Question

A volume of 100 ml of air containing only oxygen and nitrogen is taken in a jar over water. $\text{NO}$ is slowly passed till no more brown fumes appear in the gas jar. It is found that 42 ml of $\text{NO}$ is required. The percentage of nitrogen in the air would be ______________.
A. $42%$
B. $79%$
C. $21%$
D. $39.5%$

Answer 1

Hint: Connect the stoichiometric coefficients of gases with their volume of the gases. The brown fumes of the gas mean there is a reaction between the gases to form new gas. The gas formed will be nitrogen dioxide $\left( \text{N}{{\text{O}}_{2}} \right)$ because of brown fumes. Find the volume of ${{\text{O}}_{2}}$ and then, the composition of gases will give the volume of ${{\text{N}}_{2}}$ and then, percentage of the gas.

Complete step by step answer:
Write the reaction between the reaction of oxygen gas and $\text{NO}$, as $\text{NO}$does not react with nitrogen gas to form any compound.
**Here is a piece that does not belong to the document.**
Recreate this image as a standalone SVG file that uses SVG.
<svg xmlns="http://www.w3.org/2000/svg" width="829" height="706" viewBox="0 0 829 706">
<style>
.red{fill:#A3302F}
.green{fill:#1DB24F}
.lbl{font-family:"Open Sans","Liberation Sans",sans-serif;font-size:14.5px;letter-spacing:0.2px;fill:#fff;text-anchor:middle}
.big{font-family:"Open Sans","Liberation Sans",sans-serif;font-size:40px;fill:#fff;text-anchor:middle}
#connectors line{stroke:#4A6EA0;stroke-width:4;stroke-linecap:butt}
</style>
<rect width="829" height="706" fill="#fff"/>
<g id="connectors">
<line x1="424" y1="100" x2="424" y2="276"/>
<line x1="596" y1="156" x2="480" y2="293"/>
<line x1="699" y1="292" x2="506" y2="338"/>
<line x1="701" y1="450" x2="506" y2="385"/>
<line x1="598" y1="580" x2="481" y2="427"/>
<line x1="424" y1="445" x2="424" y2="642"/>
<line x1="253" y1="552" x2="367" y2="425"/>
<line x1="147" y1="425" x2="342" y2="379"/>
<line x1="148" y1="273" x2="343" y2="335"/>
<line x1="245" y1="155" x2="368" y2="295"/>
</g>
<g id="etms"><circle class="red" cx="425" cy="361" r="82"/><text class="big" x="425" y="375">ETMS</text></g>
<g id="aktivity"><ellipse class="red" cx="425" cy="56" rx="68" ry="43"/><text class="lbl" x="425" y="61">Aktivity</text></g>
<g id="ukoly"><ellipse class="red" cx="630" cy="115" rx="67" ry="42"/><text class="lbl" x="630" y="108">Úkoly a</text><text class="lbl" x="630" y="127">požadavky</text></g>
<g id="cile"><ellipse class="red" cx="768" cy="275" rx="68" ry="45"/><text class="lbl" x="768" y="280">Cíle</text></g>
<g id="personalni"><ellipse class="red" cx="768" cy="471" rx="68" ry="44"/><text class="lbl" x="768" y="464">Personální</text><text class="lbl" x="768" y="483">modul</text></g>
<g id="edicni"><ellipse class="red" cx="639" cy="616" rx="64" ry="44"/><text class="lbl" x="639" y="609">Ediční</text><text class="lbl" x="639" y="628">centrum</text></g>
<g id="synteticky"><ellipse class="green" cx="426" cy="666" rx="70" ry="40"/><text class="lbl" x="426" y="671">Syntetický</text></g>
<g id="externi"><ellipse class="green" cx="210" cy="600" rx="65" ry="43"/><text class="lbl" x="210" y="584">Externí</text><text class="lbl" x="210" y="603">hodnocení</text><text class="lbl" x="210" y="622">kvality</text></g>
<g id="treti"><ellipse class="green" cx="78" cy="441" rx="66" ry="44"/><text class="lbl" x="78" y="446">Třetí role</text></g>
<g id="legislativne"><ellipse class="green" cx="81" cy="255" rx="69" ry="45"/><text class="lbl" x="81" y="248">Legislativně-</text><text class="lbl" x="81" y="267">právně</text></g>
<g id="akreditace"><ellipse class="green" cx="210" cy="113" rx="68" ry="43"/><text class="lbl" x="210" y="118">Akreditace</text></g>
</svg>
The reaction is $\text{NO}+\dfrac{1}{2}{{\text{O}}_{2}}\to \text{N}{{\text{O}}_{2}}$. The compound formed will be nitrogen dioxide.
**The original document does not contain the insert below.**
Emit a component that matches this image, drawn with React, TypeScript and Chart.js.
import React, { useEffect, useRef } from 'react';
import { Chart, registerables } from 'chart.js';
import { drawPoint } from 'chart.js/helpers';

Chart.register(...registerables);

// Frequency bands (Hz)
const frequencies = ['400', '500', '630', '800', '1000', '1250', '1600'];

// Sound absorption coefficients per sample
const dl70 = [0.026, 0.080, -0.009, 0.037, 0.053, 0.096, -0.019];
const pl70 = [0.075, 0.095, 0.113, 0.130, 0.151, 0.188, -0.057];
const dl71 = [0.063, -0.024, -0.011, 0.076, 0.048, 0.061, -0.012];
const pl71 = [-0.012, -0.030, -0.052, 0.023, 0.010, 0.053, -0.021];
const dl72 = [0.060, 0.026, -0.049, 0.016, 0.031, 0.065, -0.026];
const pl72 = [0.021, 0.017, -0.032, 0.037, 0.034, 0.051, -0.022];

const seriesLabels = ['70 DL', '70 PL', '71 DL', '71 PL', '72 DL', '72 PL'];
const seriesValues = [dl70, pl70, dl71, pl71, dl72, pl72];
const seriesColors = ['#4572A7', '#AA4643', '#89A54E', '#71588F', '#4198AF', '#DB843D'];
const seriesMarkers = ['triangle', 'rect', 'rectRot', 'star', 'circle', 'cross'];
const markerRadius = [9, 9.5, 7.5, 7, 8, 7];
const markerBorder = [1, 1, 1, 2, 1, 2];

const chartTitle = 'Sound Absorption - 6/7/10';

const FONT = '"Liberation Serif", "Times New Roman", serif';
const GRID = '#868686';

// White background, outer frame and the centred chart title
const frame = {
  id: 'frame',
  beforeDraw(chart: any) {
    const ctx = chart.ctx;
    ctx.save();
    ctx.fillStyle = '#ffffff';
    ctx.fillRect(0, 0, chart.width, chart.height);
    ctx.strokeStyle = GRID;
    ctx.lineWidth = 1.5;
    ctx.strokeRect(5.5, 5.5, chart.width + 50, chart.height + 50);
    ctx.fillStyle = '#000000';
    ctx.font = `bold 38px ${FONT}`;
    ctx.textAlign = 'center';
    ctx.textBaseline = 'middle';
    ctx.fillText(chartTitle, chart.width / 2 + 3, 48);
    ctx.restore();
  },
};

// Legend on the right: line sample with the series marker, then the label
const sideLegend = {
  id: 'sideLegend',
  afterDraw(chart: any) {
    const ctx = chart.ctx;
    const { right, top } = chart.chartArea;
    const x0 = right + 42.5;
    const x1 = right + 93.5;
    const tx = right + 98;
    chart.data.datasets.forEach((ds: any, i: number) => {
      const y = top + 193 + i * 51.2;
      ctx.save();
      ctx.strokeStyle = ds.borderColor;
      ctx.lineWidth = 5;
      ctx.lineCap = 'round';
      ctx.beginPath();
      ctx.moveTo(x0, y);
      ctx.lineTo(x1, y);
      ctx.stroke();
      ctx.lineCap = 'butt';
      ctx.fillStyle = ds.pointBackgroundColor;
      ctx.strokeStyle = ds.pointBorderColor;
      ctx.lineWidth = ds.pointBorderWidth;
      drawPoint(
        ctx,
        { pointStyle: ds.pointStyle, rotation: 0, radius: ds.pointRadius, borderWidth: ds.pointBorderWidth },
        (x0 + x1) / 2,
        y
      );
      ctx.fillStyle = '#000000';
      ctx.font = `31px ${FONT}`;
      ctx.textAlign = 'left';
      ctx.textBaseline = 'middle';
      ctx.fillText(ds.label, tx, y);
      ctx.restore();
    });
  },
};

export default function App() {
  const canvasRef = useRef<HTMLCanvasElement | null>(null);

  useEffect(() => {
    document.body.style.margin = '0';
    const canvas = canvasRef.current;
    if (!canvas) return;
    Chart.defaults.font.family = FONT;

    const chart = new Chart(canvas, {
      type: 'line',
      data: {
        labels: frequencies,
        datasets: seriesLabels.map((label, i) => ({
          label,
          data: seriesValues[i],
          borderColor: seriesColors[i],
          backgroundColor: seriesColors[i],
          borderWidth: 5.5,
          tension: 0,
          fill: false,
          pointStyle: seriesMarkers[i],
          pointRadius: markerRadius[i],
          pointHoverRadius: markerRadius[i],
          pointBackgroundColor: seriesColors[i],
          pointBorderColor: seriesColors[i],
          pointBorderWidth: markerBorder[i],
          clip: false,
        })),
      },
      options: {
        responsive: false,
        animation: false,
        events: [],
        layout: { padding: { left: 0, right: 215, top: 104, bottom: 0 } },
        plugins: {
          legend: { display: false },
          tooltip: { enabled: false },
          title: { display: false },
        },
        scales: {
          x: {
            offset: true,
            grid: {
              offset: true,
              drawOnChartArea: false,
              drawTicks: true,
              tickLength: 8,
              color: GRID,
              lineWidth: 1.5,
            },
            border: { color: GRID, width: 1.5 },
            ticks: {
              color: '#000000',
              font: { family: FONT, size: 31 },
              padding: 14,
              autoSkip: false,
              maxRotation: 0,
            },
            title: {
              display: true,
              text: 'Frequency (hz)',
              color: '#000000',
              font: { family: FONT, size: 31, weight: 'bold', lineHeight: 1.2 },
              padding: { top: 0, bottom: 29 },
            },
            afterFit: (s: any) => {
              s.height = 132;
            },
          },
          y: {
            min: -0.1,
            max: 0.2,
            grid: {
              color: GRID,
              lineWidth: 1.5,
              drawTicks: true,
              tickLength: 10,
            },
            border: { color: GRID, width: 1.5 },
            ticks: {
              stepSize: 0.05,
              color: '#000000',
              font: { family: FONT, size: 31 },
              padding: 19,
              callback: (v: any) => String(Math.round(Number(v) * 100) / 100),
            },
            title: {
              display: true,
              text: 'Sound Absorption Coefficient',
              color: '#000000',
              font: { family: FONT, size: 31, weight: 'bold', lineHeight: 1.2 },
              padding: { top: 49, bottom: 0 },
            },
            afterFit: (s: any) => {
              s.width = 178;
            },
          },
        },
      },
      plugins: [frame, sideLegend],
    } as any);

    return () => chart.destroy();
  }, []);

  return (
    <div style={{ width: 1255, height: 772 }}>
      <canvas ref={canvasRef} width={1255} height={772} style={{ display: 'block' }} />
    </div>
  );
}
Let us solve this numerical question step by step:
Step (1)- Now, relate the volume of gases required with their respective stoichiometric coefficients. The coefficient of gas $\text{NO}$ is 1 in the reaction.
The coefficient of gas ${{\text{O}}_{2}}$ is ${1}/{2}\;$ in the reaction.
It can be written as $1\text{ NO=}\dfrac{1}{2}{{\text{O}}_{2}}$.
Step (2)- We need to relate the volume of $\text{NO}$and volume of oxygen gas.
The volume of $\text{NO}$ required is 42 ml (given).
The volume of ${{\text{O}}_{2}}$ required is $\dfrac{1}{2}\times 42$ or 21 ml.
Step (3)- The volume of ${{\text{N}}_{2}}$ will be $\left( 100-\text{volume of }{{\text{O}}_{2}} \right)$ as the total volume of the mixture is 100 ml.
The volume of ${{\text{O}}_{2}}$ is 21 ml. The volume of ${{\text{N}}_{2}}$ will be 100-21 or 79 ml.
Step (4)- The percentage of nitrogen gas will be $\dfrac{\text{volume of }{{\text{N}}_{2}}}{\text{total volume}}\times 100$ or $\dfrac{79}{100}\times 100$ which equals $79%$.

The correct option is option ‘b’.

Note: The moles of the gases can be related with the volume by the law, which is Avogadro law, that equal volumes of the gas contain the equal number of molecules at same temperature and pressure.